Cloud services platforms like AWS provide secure and scalable compute power, databases, data storage, back-up/archiving and disaster recovery capabilities. When combined with a microservices-based architecture, utilization of container image systems and infrastructure orchestration services, a new type of life sciences IT platform can be envisioned.  A team comprised of cloud system architects, back side, front end, database and DevOps engineers can design, deploy and scale the required applications, data stores, and infrastructure to meet a company’s current and future needs.  AI engineers specializing in natural language processing, machine learning, and data science can build applications that enable data ingestion, enterprise search, advanced analytics, configurable architectures, composable workflows, collaboration and ongoing customization that fits the specific needs of a particular life sciences company.  It’s time to innovate in life sciences IT and build an integrated consumption platform that can keep pace with the output of production platforms that are overwhelming our ability to use and make sense of all that data. 
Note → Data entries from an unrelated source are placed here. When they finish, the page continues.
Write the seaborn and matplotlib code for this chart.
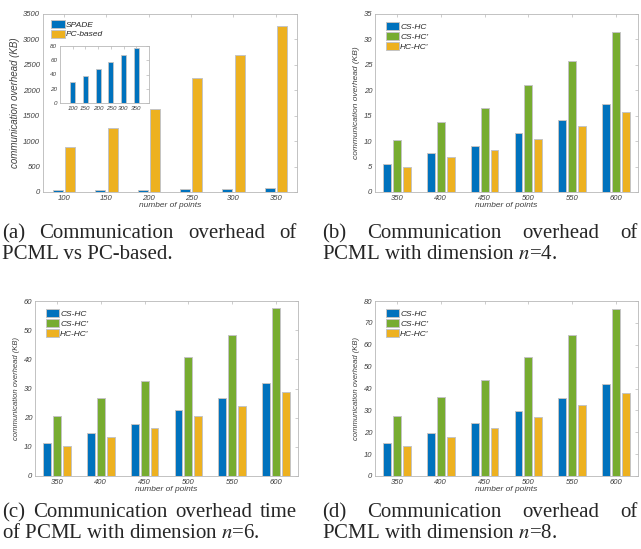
import pandas as pd
import matplotlib
matplotlib.use('Agg')
import matplotlib.pyplot as plt
import seaborn as sns

# values
points_a = ['100', '150', '200', '250', '300', '350']
spade = [30, 38, 48, 58, 68, 77]
pc_based = [890, 1265, 1630, 2240, 2700, 3270]

points_n = ['350', '400', '450', '500', '550', '600']
methods = ['CS-HC', "CS-HC'", "HC-HC'"]

cs_hc_n4 = [5.6, 7.6, 9.1, 11.6, 14.2, 17.3]
cs_hcp_n4 = [10.2, 13.8, 16.5, 21.0, 25.8, 31.4]
hc_hcp_n4 = [5.0, 6.8, 8.2, 10.5, 12.9, 15.7]

cs_hc_n6 = [11.3, 14.9, 17.9, 22.5, 26.6, 31.8]
cs_hcp_n6 = [20.7, 26.9, 32.6, 40.8, 48.3, 57.6]
hc_hcp_n6 = [10.3, 13.4, 16.3, 20.5, 24.1, 28.8]

cs_hc_n8 = [15.1, 19.8, 24.3, 29.8, 35.5, 42.0]
cs_hcp_n8 = [27.4, 36.0, 44.1, 54.2, 64.5, 76.3]
hc_hcp_n8 = [13.8, 17.9, 22.0, 26.9, 32.3, 38.1]

# MATLAB-like colours
BLUE, GREEN, YELLOW = '#0072BD', '#77AC30', '#EDB120'
GREY = '#b8b8b8'
EDGE = '#c4c4c4'
TXT = '#404040'
SERIF = ['Liberation Serif', 'DejaVu Serif']
CAP_FS = 15

sns.set_style('white')
plt.rcParams['font.family'] = ['Liberation Sans', 'DejaVu Sans']
plt.rcParams['font.style'] = 'italic'
plt.rcParams['mathtext.fontset'] = 'stix'

W, H = 641, 549
fig = plt.figure(figsize=(W / 100, H / 100), dpi=100)


def px_axes(left, top, right, bottom):
    return fig.add_axes([left / W, 1 - bottom / H, (right - left) / W, (bottom - top) / H])


def style_axes(ax, yticks, fs=5.5, xlim=(-0.5, 5.5)):
    ax.set_ylim(yticks[0], yticks[-1])
    ax.set_yticks(yticks)
    ax.set_xlim(*xlim)
    ax.tick_params(direction='in', top=True, right=True, length=2.5, width=0.5,
                   color=GREY, labelsize=fs, labelcolor=TXT, pad=2)
    for s in ax.spines.values():
        s.set_visible(True)
        s.set_color(GREY)
        s.set_linewidth(0.6)


def long_table(points, names, series):
    rows = []
    for name, vals in zip(names, series):
        for p, v in zip(points, vals):
            rows.append({'points': p, 'method': name, 'value': v})
    return pd.DataFrame(rows)


def caption(x0, x1, y, words, line2):
    # first line is justified between x0 and x1, like the LaTeX subcaption
    r = fig.canvas.get_renderer()
    texts = [fig.text(0, 1 - y / H, w, family=SERIF, style='normal', fontsize=CAP_FS,
                      va='baseline', ha='left') for w in words]
    widths = [t.get_window_extent(r).width for t in texts]
    gap = (x1 - x0 - sum(widths)) / (len(words) - 1)
    x = x0
    for t, w in zip(texts, widths):
        t.set_x(x / W)
        x += w + gap
    fig.text(x0 / W, 1 - (y + 21) / H, line2, family=SERIF, style='normal', fontsize=CAP_FS,
             va='baseline', ha='left')


def group_panel(ax, series, yticks, ylab_fs=6):
    df = long_table(points_n, methods, series)
    sns.barplot(data=df, x='points', y='value', hue='method', palette=[BLUE, GREEN, YELLOW],
                width=0.68, gap=0.2, saturation=1, errorbar=None, edgecolor=EDGE,
                linewidth=0.7, ax=ax)
    style_axes(ax, yticks)
    ax.set_xlabel('number of points', fontsize=6, color=TXT, labelpad=0)
    ax.set_ylabel('communication overhead (KB)', fontsize=ylab_fs, color=TXT, labelpad=3)
    ax.legend(loc='upper left', frameon=False, fontsize=6, handlelength=1.6,
              handleheight=1.1, handletextpad=0.1, labelspacing=0.12,
              borderaxespad=0.6, bbox_to_anchor=(0.01, 1.0))


# (a) SPADE vs PC-based
ax_a = px_axes(43, 14, 297, 192)
df_a = long_table(points_a, ['SPADE', 'PC-based'], [spade, pc_based])
sns.barplot(data=df_a, x='points', y='value', hue='method', palette=[BLUE, YELLOW],
            width=0.57, gap=0.17, saturation=1, errorbar=None, edgecolor=EDGE,
            linewidth=0.7, ax=ax_a)
style_axes(ax_a, list(range(0, 3501, 500)))
ax_a.set_xlabel('number of points', fontsize=6, color=TXT, labelpad=0)
ax_a.set_ylabel('communication overhead (KB)', fontsize=7, color=TXT, labelpad=2)
ax_a.legend(loc='upper left', frameon=False, fontsize=6, handlelength=1.6,
            handleheight=1.1, handletextpad=0.1, labelspacing=0.12,
            borderaxespad=0.3, bbox_to_anchor=(0.01, 1.0))

# inset with the SPADE bars alone
ins = px_axes(60, 46, 149, 103)
ins.set_facecolor('white')
sns.barplot(x=points_a, y=spade, color=BLUE, width=0.4, saturation=1, errorbar=None,
            edgecolor=EDGE, linewidth=0.6, ax=ins)
style_axes(ins, [0, 20, 40, 60, 80], fs=4.5, xlim=(-1, 6))

# (b) n=4
ax_b = px_axes(375, 14, 638, 192)
group_panel(ax_b, [cs_hc_n4, cs_hcp_n4, hc_hcp_n4], list(range(0, 36, 5)))

# (c) n=6
ax_c = px_axes(35, 301, 298, 476)
group_panel(ax_c, [cs_hc_n6, cs_hcp_n6, hc_hcp_n6], list(range(0, 61, 10)), ylab_fs=5.5)

# (d) n=8
ax_d = px_axes(375, 301, 638, 476)
group_panel(ax_d, [cs_hc_n8, cs_hcp_n8, hc_hcp_n8], list(range(0, 81, 10)), ylab_fs=5.5)

# captions
caption(2, 297, 238, ['(a)', 'Communication', 'overhead', 'of'], 'PCML vs PC-based.')
caption(322, 638, 238, ['(b)', 'Communication', 'overhead', 'of'], 'PCML with dimension $n$=4.')
caption(2, 297, 517, ['(c)', 'Communication', 'overhead', 'time'], 'of PCML with dimension $n$=6.')
caption(322, 638, 517, ['(d)', 'Communication', 'overhead', 'of'], 'PCML with dimension $n$=8.')

fig.savefig('out.png', dpi=100)
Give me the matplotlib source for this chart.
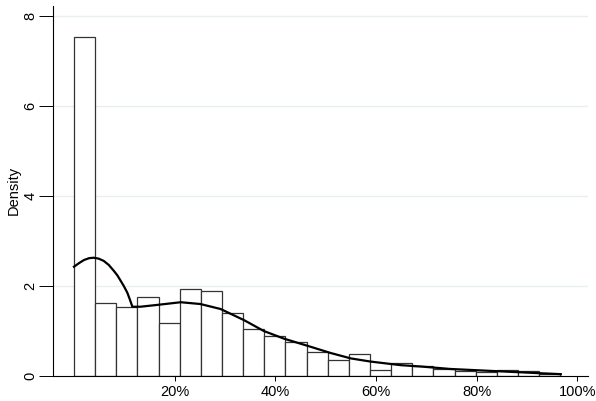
import numpy as np
import matplotlib
matplotlib.use('Agg')
from matplotlib import pyplot as plt
from matplotlib.ticker import FuncFormatter

# histogram: 23 bins of width 0.042 starting at 0
bin_start = 0.0
bin_width = 0.042
density = [7.54, 1.61, 1.52, 1.74, 1.17, 1.92, 1.87, 1.38, 1.03, 0.88,
           0.75, 0.53, 0.35, 0.48, 0.12, 0.27, 0.21, 0.14, 0.10, 0.08,
           0.13, 0.10, 0.04]

# kernel density estimate
kde_x = [0.0, 0.010, 0.020, 0.030, 0.039, 0.049, 0.059, 0.069, 0.079,
         0.086, 0.092, 0.099, 0.106, 0.111, 0.116, 0.132, 0.165, 0.212,
         0.251, 0.291, 0.338, 0.377, 0.417, 0.464, 0.510, 0.550, 0.589,
         0.649, 0.689, 0.748, 0.795, 0.861, 0.927, 0.967]
kde_y = [2.42, 2.50, 2.57, 2.61, 2.62, 2.60, 2.55, 2.46, 2.33,
         2.23, 2.12, 1.99, 1.84, 1.69, 1.53, 1.53, 1.57, 1.63,
         1.59, 1.48, 1.23, 0.99, 0.82, 0.66, 0.50, 0.38, 0.31,
         0.23, 0.20, 0.145, 0.12, 0.085, 0.05, 0.03]

xticks = [0.2, 0.4, 0.6, 0.8, 1.0]
yticks = [0, 2, 4, 6, 8]

plt.rcParams['font.family'] = ['Liberation Sans', 'DejaVu Sans']
fig = plt.figure(figsize=(5.96, 4.01), dpi=100)
ax = fig.add_axes([53 / 596, 1 - 375.5 / 401, (588 - 53) / 596, (375.5 - 6) / 401])

lefts = bin_start + bin_width * np.arange(len(density))
ax.bar(lefts, density, width=bin_width, align='edge', facecolor='white',
       edgecolor='#333333', linewidth=0.9, zorder=2)
ax.plot(kde_x, kde_y, color='black', linewidth=1.6, zorder=3)

ax.set_xlim(-0.0417, 1.021)
ax.set_ylim(0, 8.22)
ax.set_xticks(xticks)
ax.xaxis.set_major_formatter(FuncFormatter(lambda v, p: f'{v * 100:.0f}%'))
ax.set_yticks(yticks)
ax.set_yticklabels([str(t) for t in yticks], rotation=90, va='center')

for y in yticks[1:]:
    ax.axhline(y, color='#e8efef', linewidth=1.0, zorder=1)

for side in ['top', 'right']:
    ax.spines[side].set_visible(False)
for side in ['left', 'bottom']:
    ax.spines[side].set_linewidth(0.8)
    ax.spines[side].set_color('black')
    ax.spines[side].set_zorder(4)

ax.tick_params(axis='x', length=3.6, width=0.7, pad=3, labelsize=10.5)
ax.tick_params(axis='y', length=10, width=0.7, pad=1, labelsize=10.5)
ax.set_ylabel('Density', fontsize=10.5, labelpad=2)

fig.savefig('out.png', dpi=100)
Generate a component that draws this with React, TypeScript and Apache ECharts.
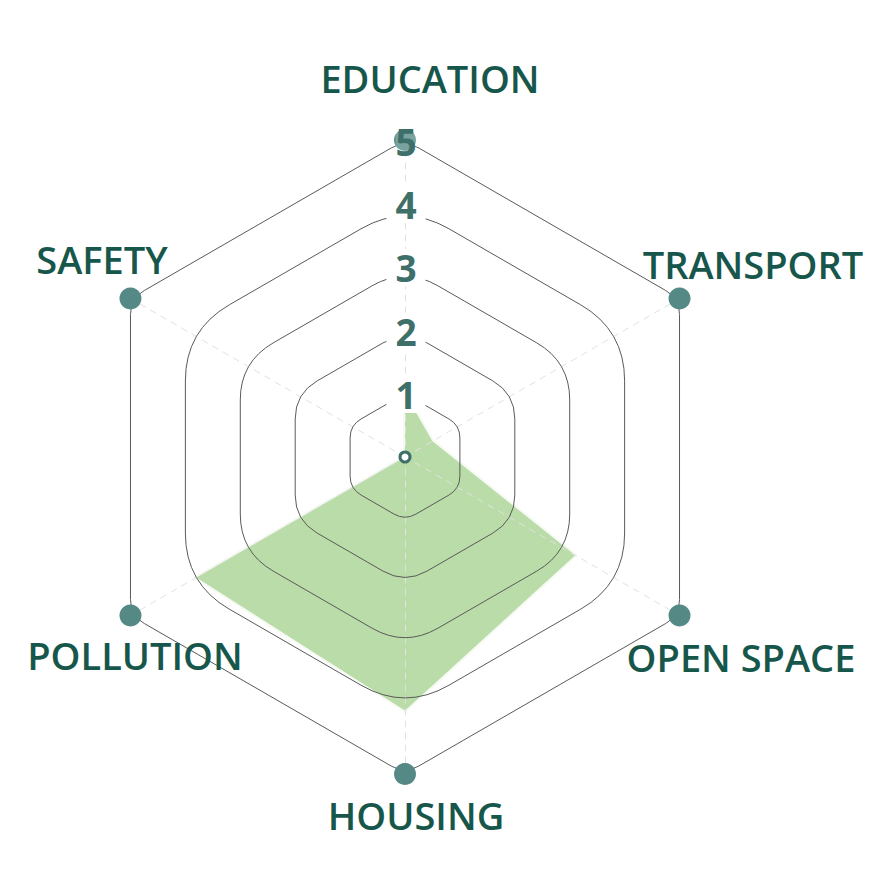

“It’s time to innovate in life sciences IT and build an integrated consumption platform that can keep pace with the output of production platforms that are overwhelming our ability to use and make sense of all that data.”

Tying it All Together 

So, how does all of this lead to better R&D and increased rates of development success?  Companies that implement powerful resource consumption platforms will enable their teams to reason over much larger information spaces than previously possible.  Giving your researchers better processing tools will decrease the cost and accelerate the pace at which they derive unique insights and turn unknowns into knowns.  More knowns will lead to better decision-making particularly in early-stage development programs.  By getting to Go/No Go decisions more rapidly and with more confidence, senior decision makers can marshal capital more efficiently by concentrating bets on programs more likely to win.   Importantly, decision makers will also be able to identify and discontinue lower probability bets before costly, and time-consuming programs are initiated.  Over time, a well-designed resource consumption platform should enable experts in a particular field to more rapidly generate unique insights and create valuable knowledge products that can be monetized to fund business objectives.  Stacking pipelines with therapeutic candidates that start the development cycle with fewer unknowns will ultimately lead to higher rates of clinical success.  To achieve this goal, innovation in life sciences IT must catch-up to the innovation occurring in life sciences R&D.